Par les rues, ici et là, une vieille affiche pourrissante parlant du Bourget, parlant du plateau d’Avron : c’est sur les murs comme une histoire successive de nos revers.

Je vais voir Duplessis, à la Bibliothèque, et dans l’obscurité de cette Salle des Estampes, où mon frère et moi avons passé tant d’heures d’études, un employé est obligé de m’indiquer qu’il faut me garer d’une cuve d’eau ou d’une pile de cartons. C’est aujourd’hui une cave, où toutes les richesses uniques, qui font l’envie de l’Europe, sont empilées comme pour un déménagement — et j’ai peur d’avoir dit le mot.

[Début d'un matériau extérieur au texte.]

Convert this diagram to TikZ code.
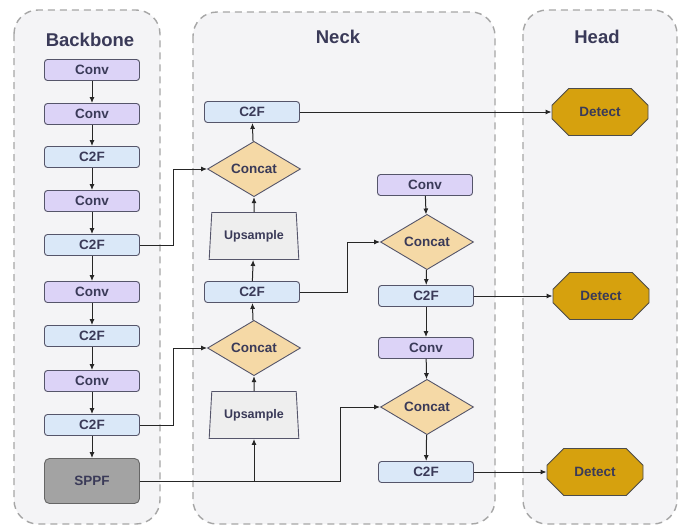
\documentclass[tikz,border=0pt]{standalone}
\usepackage{fontspec}
\setmainfont{Liberation Sans}
\usetikzlibrary{shapes.geometric,shapes.misc,arrows.meta}

\definecolor{panelfill}{HTML}{F4F4F6}
\definecolor{panelline}{HTML}{A6A6A6}
\definecolor{convfill}{HTML}{DCD3F7}
\definecolor{c2ffill}{HTML}{DAE8F8}
\definecolor{catfill}{HTML}{F5D9A6}
\definecolor{upfill}{HTML}{EEEEEE}
\definecolor{detfill}{HTML}{D6A10E}
\definecolor{sppffill}{HTML}{A3A3A3}
\definecolor{edge}{HTML}{55556A}
\definecolor{txt}{HTML}{3A3A58}

\begin{document}
\begin{tikzpicture}[x=1pt,y=-1pt,
    panel/.style={draw=panelline, fill=panelfill, dash pattern=on 7pt off 5pt, line width=1.4pt, rounded corners=24pt},
    title/.style={font=\fontsize{18.5}{20}\selectfont\bfseries, text=txt},
    blk/.style={draw=edge, line width=0.9pt, rounded corners=3pt, minimum width=95pt, minimum height=21pt, inner sep=0pt, font=\fontsize{13.5}{15}\selectfont\bfseries, text=txt},
    conv/.style={blk, fill=convfill},
    c2f/.style={blk, fill=c2ffill},
    sppf/.style={blk, fill=sppffill, draw=black!60, minimum height=45pt, rounded corners=5pt},
    cat/.style={blk, shape=diamond, rounded corners=0pt, fill=catfill, minimum width=93pt, minimum height=46pt},
    ups/.style={blk, shape=trapezium, rounded corners=0pt, fill=upfill, trapezium left angle=81, trapezium right angle=81, trapezium stretches=true, minimum width=90pt, minimum height=47pt, font=\fontsize{12.5}{14}\selectfont\bfseries},
    det/.style={blk, shape=chamfered rectangle, rounded corners=0pt, fill=detfill, draw=black!70, chamfered rectangle xsep=15pt, chamfered rectangle ysep=12pt, minimum width=96pt, minimum height=47pt},
    arr/.style={draw=black!85, line width=1pt, -{Latex[length=6pt,width=5pt]}}
  ]
  \useasboundingbox (0,0) rectangle (683,528);

  % panels
  \draw[panel] (14,10) rectangle (160,524);
  \draw[panel] (193,12) rectangle (495,524);
  \draw[panel] (523,10) rectangle (677,524);
  \node[title] (tbb) at (90,40) {Backbone};
  \node[title] (tneck) at (338,37) {Neck};
  \node[title] (thead) at (597,37) {Head};

  % backbone
  \node[conv] (b1) at (92,70) {Conv};
  \node[conv] (b2) at (92,114) {Conv};
  \node[c2f] (b3) at (92,157) {C2F};
  \node[conv] (b4) at (92,201) {Conv};
  \node[c2f] (b5) at (92,245) {C2F};
  \node[conv] (b6) at (92,292) {Conv};
  \node[c2f] (b7) at (92,336) {C2F};
  \node[conv] (b8) at (92,381) {Conv};
  \node[c2f] (b9) at (92,425) {C2F};
  \node[sppf] (sppf) at (92,481) {SPPF};
  \foreach \a/\b in {b1/b2,b2/b3,b3/b4,b4/b5,b5/b6,b6/b7,b7/b8,b8/b9,b9/sppf}
    \draw[arr] (\a) -- (\b);

  % neck, left column
  \node[c2f] (c2fA) at (252,112) {C2F};
  \node[cat] (catA) at (254,169) {Concat};
  \node[ups] (upA) at (254,236) {Upsample};
  \node[c2f] (c2fB) at (252,292) {C2F};
  \node[cat] (catB) at (254,348) {Concat};
  \node[ups] (upB) at (254,415) {Upsample};

  % neck, right column
  \node[conv] (convR) at (425,185) {Conv};
  \node[cat] (catC) at (427,242) {Concat};
  \node[c2f] (c2fC) at (426,296) {C2F};
  \node[conv] (convS) at (426,348) {Conv};
  \node[cat] (catD) at (427,407) {Concat};
  \node[c2f] (c2fD) at (426,472) {C2F};

  % head
  \node[det] (detA) at (600,112) {Detect};
  \node[det] (detB) at (601,296) {Detect};
  \node[det] (detC) at (595,472) {Detect};

  \draw[arr] (b5.east) -- ++(34,0) |- (catA.west);
  \draw[arr] (b9.east) -- ++(34,0) |- (catB.west);
  \draw[arr] (sppf.east) -| (upB.south);
  \draw[arr] (sppf.east) -- ++(201,0) |- (catD.west);
  \draw[arr] (c2fB.east) -- ++(48,0) |- (catC.west);

  \foreach \a/\b in {upB/catB,catB/c2fB,c2fB/upA,upA/catA,catA/c2fA,convR/catC,catC/c2fC,c2fC/convS,convS/catD,catD/c2fD}
    \draw[arr] (\a) -- (\b);

  \draw[arr] (c2fA.east) -- (detA.west);
  \draw[arr] (c2fC.east) -- (detB.west);
  \draw[arr] (c2fD.east) -- (detC.west);
\end{tikzpicture}
\end{document}
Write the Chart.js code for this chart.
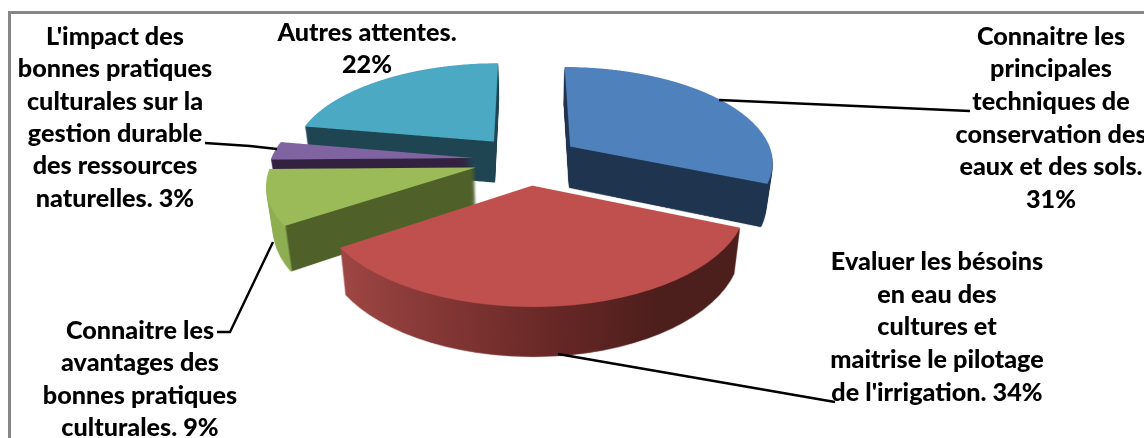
<!DOCTYPE html>
<html><head><meta charset="utf-8">
<script src="https://cdn.jsdelivr.net/npm/chart.js@4"></script>
<style>
html,body{margin:0;padding:0;background:#fff;width:1144px;height:438px;overflow:hidden}
#frame{position:absolute;left:8px;top:11px;width:1136px;height:427px;border-left:3px solid #868686;border-top:3px solid #868686;box-sizing:border-box}
canvas{position:absolute;left:0;top:0}
</style></head><body>
<div id="frame"></div>
<canvas id="c" width="1144" height="438"></canvas>
<script>
const categories = [
  "Connaitre les principales techniques de conservation des eaux et des sols.",
  "Evaluer les bésoins en eau des cultures et maitrise le pilotage de l'irrigation.",
  "Connaitre les avantages des bonnes pratiques culturales.",
  "L'impact des bonnes pratiques culturales sur la gestion durable des ressources naturelles.",
  "Autres attentes."
];
const values = [31, 34, 9, 3, 22];
const topColors = ["#4f81bd", "#c0504d", "#9bbb59", "#8064a2", "#4ba9c4"];
const sideStops = [
  [[-2, "#1f344f"], [2, "#1f344f"]],
  [[-0.8, "#9e4644"], [0.1, "#682826"], [0.55, "#4c1e1c"], [2, "#4c1e1c"]],
  [[-2, "#8fae52"], [-1.08, "#8fae52"], [-1.075, "#4f6029"], [2, "#4f6029"]],
  [[-2, "#33223f"], [2, "#33223f"]],
  [[-2, "#1f4552"], [2, "#1f4552"]]
];
const paintOrder = [4, 3, 2, 0, 1];

const labelLines = [
  {x:1051, y:37, dy:32.6, lines:["Connaitre les","principales","techniques de","conservation des","eaux et des sols.","31%"]},
  {x:937, y:262, dy:32.8, lines:["Evaluer les bésoins","en eau des","cultures et","maitrise le pilotage","de l'irrigation. 34%"]},
  {x:140, y:331, dy:32.4, lines:["Connaitre les","avantages des","bonnes pratiques","culturales. 9%"]},
  {x:115, y:37, dy:32.4, lines:["L'impact des","bonnes pratiques","culturales sur la","gestion durable","des ressources","naturelles. 3%"]},
  {x:367, y:33, dy:32, lines:["Autres attentes.","22%"]}
];
const leaders = [
  [[719,100],[970,111]],
  [[558,354],[835,402]],
  [[273,242],[230,332],[217,332]],
  [[277,149],[250,146],[205,143]]
];

// projection of the pie plane
const view = {cx:527, cy:160, kx:203.6, ky:95, p:0.148, depth:42, sx:0.027, sy:0.054, explode:0.26};
const S = 2, W = 1144, H = 438, R = 150;
const textStretch = 1.05;

function mk(){ const c=document.createElement('canvas'); c.width=W*S; c.height=H*S; return c; }

function warp(src, ax, ay){
  const out = mk(), o = out.getContext('2d');
  o.imageSmoothingEnabled = true; o.imageSmoothingQuality = 'high';
  const Yof = d => d/(view.ky + view.p*d);
  for(let j=0;j<H*S;j++){
    const d0=j/S-view.cy, d1=(j+1)/S-view.cy;
    const Y0=Yof(d0), Y1=Yof(d1), Ym=(Y0+Y1)/2;
    const s0=(ay+R*Y0)*S, s1=(ay+R*Y1)*S;
    if(s0<0||s1>src.height) continue;
    const w=1/(1-view.p*Ym);
    const dx=view.cx-view.kx*w*ax/R, dw=view.kx*w*W/R;
    o.drawImage(src,0,s0,src.width,s1-s0,dx*S,j,dw*S,1);
  }
  return out;
}

const pie3d = {
  id:'pie3d',
  beforeDatasetsDraw(chart){
    const ctx=chart.ctx, arcs=chart.getDatasetMeta(0).data;
    ctx.save();
    ctx.imageSmoothingEnabled=true; ctx.imageSmoothingQuality='high';
    for(const i of paintOrder){
      const arc=arcs[i], base=arc.options;
      const mid=(arc.startAngle+arc.endAngle)/2, E=view.explode*R;
      const render=(fill)=>{
        const c=mk(), g=c.getContext('2d');
        g.setTransform(S,0,0,S,0,0);
        g.translate(Math.cos(mid)*E,Math.sin(mid)*E);
        let f=fill;
        if(Array.isArray(fill)){
          const ox=Math.cos(mid)*E;
          f=g.createLinearGradient(arc.x-2*R-ox,0,arc.x+2*R-ox,0);
          for(const [x,col] of fill) f.addColorStop(Math.min(1,Math.max(0,(x+2)/4)),col);
        }
        arc.options=Object.assign({},base,{backgroundColor:f,borderWidth:0});
        arc.draw(g);
        arc.options=base;
        return warp(c,arc.x,arc.y);
      };
      const side=render(sideStops[i]), top=render(topColors[i]);
      for(let k=view.depth;k>=0;k--){
        const t=k/view.depth, a=1-view.sx*t, e=1+view.sy*t;
        ctx.setTransform(a/S,0,0,e/S,view.cx*(1-a),view.cy*(1-e)+view.depth*t);
        ctx.drawImage(k===0?top:side,0,0);
      }
    }
    ctx.restore();
    return false;
  },
  afterDraw(chart){
    const ctx=chart.ctx;
    ctx.save();
    ctx.strokeStyle='#000'; ctx.lineWidth=2.4; ctx.lineJoin='miter';
    for(const l of leaders){
      ctx.beginPath();
      l.forEach((p,i)=> i?ctx.lineTo(p[0],p[1]):ctx.moveTo(p[0],p[1]));
      ctx.stroke();
    }
    ctx.fillStyle='#000';
    ctx.font='900 24px Lato';
    ctx.textAlign='center'; ctx.textBaseline='middle';
    for(const b of labelLines){
      b.lines.forEach((t,i)=>{
        ctx.save();
        ctx.translate(b.x,b.y+i*b.dy);
        ctx.scale(textStretch,1);
        ctx.fillText(t,0,0);
        ctx.restore();
      });
    }
    ctx.restore();
  }
};

new Chart(document.getElementById('c'),{
  type:'pie',
  data:{labels:categories,datasets:[{data:values,backgroundColor:topColors,borderWidth:0}]},
  options:{
    responsive:false,animation:false,radius:R,rotation:0,
    layout:{padding:0},
    plugins:{legend:{display:false},tooltip:{enabled:false}}
  },
  plugins:[pie3d]
});
</script>
</body></html>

Mardi 24 janvier. — Vinoy remplaçant Trochu, c’est le changement des médecins près d’un malade, à l’article de la mort.

Plus de canonnade ! Pourquoi ? Cette interruption du bruit tonnant à l’horizon me semble d’un mauvais augure.

Le pain actuel est d’une qualité telle, que la dernière survivante de mes poules, une petite poule cailloutée, toute drôlette, lorsqu’on lui en donne, gémit, pleure, rognonne, et ne se décide à le manger que tout à fait le soir.